Even if the custody and visitation provisions of the order are appealable, however, we find no error. “The standard of appellate review of custody and visitation orders is the deferential abuse of discretion test. [Citation.] The precise measure is whether the trial court could have reasonably concluded that the order in question advanced the ‘best interest’ of the child. We are required to uphold the ruling if it is correct on any basis, regardless of whether such basis was actually invoked.” (In re Marriage of Burgess (1996) 13 Cal.4th 25, 32.) When determining the best interest of the child, relevant factors include the health, safety, and welfare of the child, and any history of abuse by one parent against the other parent, among other things. (§ 3011.) “Upon a finding by the court that a party seeking custody of a child has perpetrated domestic violence against the other party seeking custody of the child . . . , there is a rebuttable presumption that an award of sole or joint physical or legal custody of a child to a person who has perpetrated domestic violence is detrimental to the best interest of the child.” (§ 3044, subd. (a).) Here, the trial court’s finding that Danny was the perpetrator of domestic violence supported the court’s custody and visitation order.

III

DISPOSITION

The order is affirmed. Priscilla shall recover her costs on appeal. (Cal. Rules of Court, rule 8.278(a)(1).)

MOORE, ACTING P. J.

WE CONCUR:

ARONSON, J.

THOMPSON, J.


[1] We refer to the parties by their first names for the sake of clarity and to protect their privacy. (See Cal. Rules of Court, rule 8.90(b).) We mean no disrespect.

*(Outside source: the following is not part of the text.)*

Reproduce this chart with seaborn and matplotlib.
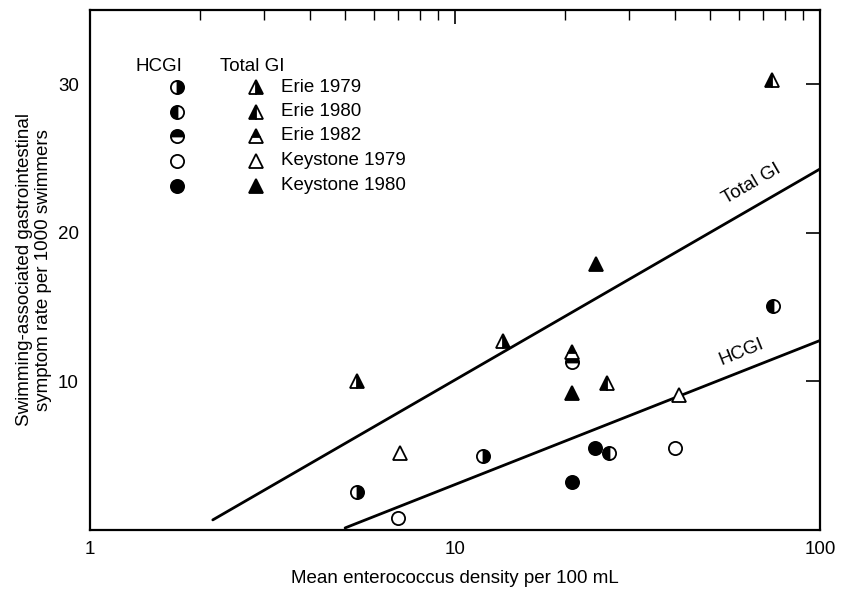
import numpy as np
import seaborn as sns
import matplotlib
matplotlib.use('Agg')
import matplotlib.pyplot as plt

# data (x = enterococci per 100 mL, y = rate per 1000 swimmers)
sites = ['Erie 1979', 'Erie 1980', 'Erie 1982', 'Keystone 1979', 'Keystone 1980']

erie79_x_total = [5.4, 13.5]
erie79_total = [10.0, 12.75]
erie79_x_hcgi = [5.4, 11.9]
erie79_hcgi = [2.55, 5.0]

erie80_x_total = [26.1, 73.9]
erie80_total = [9.9, 30.3]
erie80_x_hcgi = [26.4, 74.4]
erie80_hcgi = [5.2, 15.1]

erie82_x_total = [20.9]
erie82_total = [12.0]
erie82_x_hcgi = [20.9]
erie82_hcgi = [11.3]

key79_x_total = [7.07, 41.1]
key79_total = [5.2, 9.1]
key79_x_hcgi = [7.0, 40.0]
key79_hcgi = [0.8, 5.5]

key80_x_total = [20.9, 24.3]
key80_total = [9.2, 17.9]
key80_x_hcgi = [20.9, 24.2]
key80_hcgi = [3.2, 5.5]

# fitted lines (end points)
total_line_x = [2.17, 100]
total_line_y = [0.67, 24.3]
hcgi_line_x = [5.0, 100]
hcgi_line_y = [0.13, 12.75]

x_ticks = [1, 10, 100]
y_ticks = [10, 20, 30]

# marker fill per site: (fillstyle, main colour, alt colour)
fills = {
    'Erie 1979': ('right', 'black', 'white'),
    'Erie 1980': ('left', 'black', 'white'),
    'Erie 1982': ('top', 'black', 'white'),
    'Keystone 1979': ('full', 'white', 'white'),
    'Keystone 1980': ('full', 'black', 'black'),
}
points = {
    'Erie 1979': (erie79_x_hcgi, erie79_hcgi, erie79_x_total, erie79_total),
    'Erie 1980': (erie80_x_hcgi, erie80_hcgi, erie80_x_total, erie80_total),
    'Erie 1982': (erie82_x_hcgi, erie82_hcgi, erie82_x_total, erie82_total),
    'Keystone 1979': (key79_x_hcgi, key79_hcgi, key79_x_total, key79_total),
    'Keystone 1980': (key80_x_hcgi, key80_hcgi, key80_x_total, key80_total),
}

sns.set_style('white')
plt.rcParams['font.family'] = ['Liberation Sans', 'DejaVu Sans']
plt.rcParams['text.color'] = 'black'
plt.rcParams['axes.labelcolor'] = 'black'
plt.rcParams['xtick.color'] = 'black'
plt.rcParams['ytick.color'] = 'black'

fig, ax = plt.subplots(figsize=(8.41, 5.94), dpi=100)
fig.subplots_adjust(left=0.107, right=0.975, top=0.983, bottom=0.108)

# regression lines
sns.lineplot(x=total_line_x, y=total_line_y, color='black', lw=2, ax=ax)
sns.lineplot(x=hcgi_line_x, y=hcgi_line_y, color='black', lw=2, ax=ax)


def mk(marker, site, size):
    fs, c1, c2 = fills[site]
    return dict(marker=marker, linestyle='', fillstyle=fs, markerfacecolor=c1,
                markerfacecoloralt=c2, markeredgecolor='black',
                markeredgewidth=1.3, markersize=size)


for s in sites:
    hx, hy, tx, ty = points[s]
    ax.plot(hx, hy, **mk('o', s, 9.5), zorder=3)
    ax.plot(tx, ty, **mk('^', s, 10), zorder=4)

ax.set_xscale('log')
ax.set_xlim(1, 100)
ax.set_ylim(0, 35)
ax.set_xticks(x_ticks)
ax.set_xticklabels([str(t) for t in x_ticks])
ax.set_yticks(y_ticks)
ax.set_yticks([], minor=True)
ax.tick_params(axis='both', which='major', direction='in', length=10, width=1.2,
               labelsize=13.5, top=True, right=True, pad=8)
ax.tick_params(axis='x', which='minor', direction='in', length=7, width=1,
               top=True)
for sp in ax.spines.values():
    sp.set_linewidth(1.6)
    sp.set_color('black')

ax.set_xlabel('Mean enterococcus density per 100 mL', fontsize=13.5, labelpad=9)
ax.set_ylabel('Swimming-associated gastrointestinal\nsymptom rate per 1000 swimmers',
              fontsize=13.5, labelpad=4)

# line labels
ax.text(65.1, 23.3, 'Total GI', rotation=30, fontsize=13.5, ha='center', va='center')
ax.text(61.1, 12.0, 'HCGI', rotation=22, fontsize=13.5, ha='center', va='center')

# hand-made legend
ax.text(0.095, 0.892, 'HCGI', transform=ax.transAxes, fontsize=13.5, ha='center', va='center')
ax.text(0.222, 0.892, 'Total GI', transform=ax.transAxes, fontsize=13.5, ha='center', va='center')
rows = [0.852, 0.804, 0.758, 0.710, 0.662]
for s, ry in zip(sites, rows):
    ax.plot([0.119], [ry], transform=ax.transAxes, clip_on=False, **mk('o', s, 9.5))
    ax.plot([0.227], [ry], transform=ax.transAxes, clip_on=False, **mk('^', s, 10))
    ax.text(0.261, ry, s, transform=ax.transAxes, fontsize=13.5, va='center')

fig.savefig('out.png', dpi=100)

[2] Danny’s contention on appeal that Priscilla only fell because she started to feel dizzy is not supported by the record.

[3] This court advised the parties in its January 24, 2018 order that there was a discrepancy between the record on appeal (a 75-page clerk’s transcript and an 80-page reporter’s transcript), and the record citations in Danny’s opening brief (which suggested that the reporter’s transcript was over 675 pages). Neither side sought leave to augment the record to provide an additional reporter’s transcript.

[4] The appeal also fails due to Danny’s failure to provide accurate citations to the record in violation of rule 8.204(a)(1)(C) of the California Rules of Court. Virtually every citation to the reporter’s transcript in Danny’s opening brief lists page numbers that do not exist in the appellate record. All such statements that are not supported by citations to the record cannot be considered. (Nwosu v. Uba (2004) 122 Cal.App.4th 1229, 1246.)

[5] All further undesignated statutory references are to the Family Code.

[6] Danny’s opening brief fails to explain why the order is appealable, despite being required to do so by the Rules of Court. (See Cal. Rules of Court, rule 8.204(a)(2)(B) [appellant’s opening brief must either “[s]tate that the judgment appealed from is final, or explain why the order appealed from is appealable”].)





Description Plaintiff Danny R. appeals from a domestic violence restraining order that (1) requires him to stay away from his ex-girlfriend, defendant Priscilla R., for a period of five years and (2) dictates the terms under which Danny may visit their minor child. Finding no error, we affirm the order.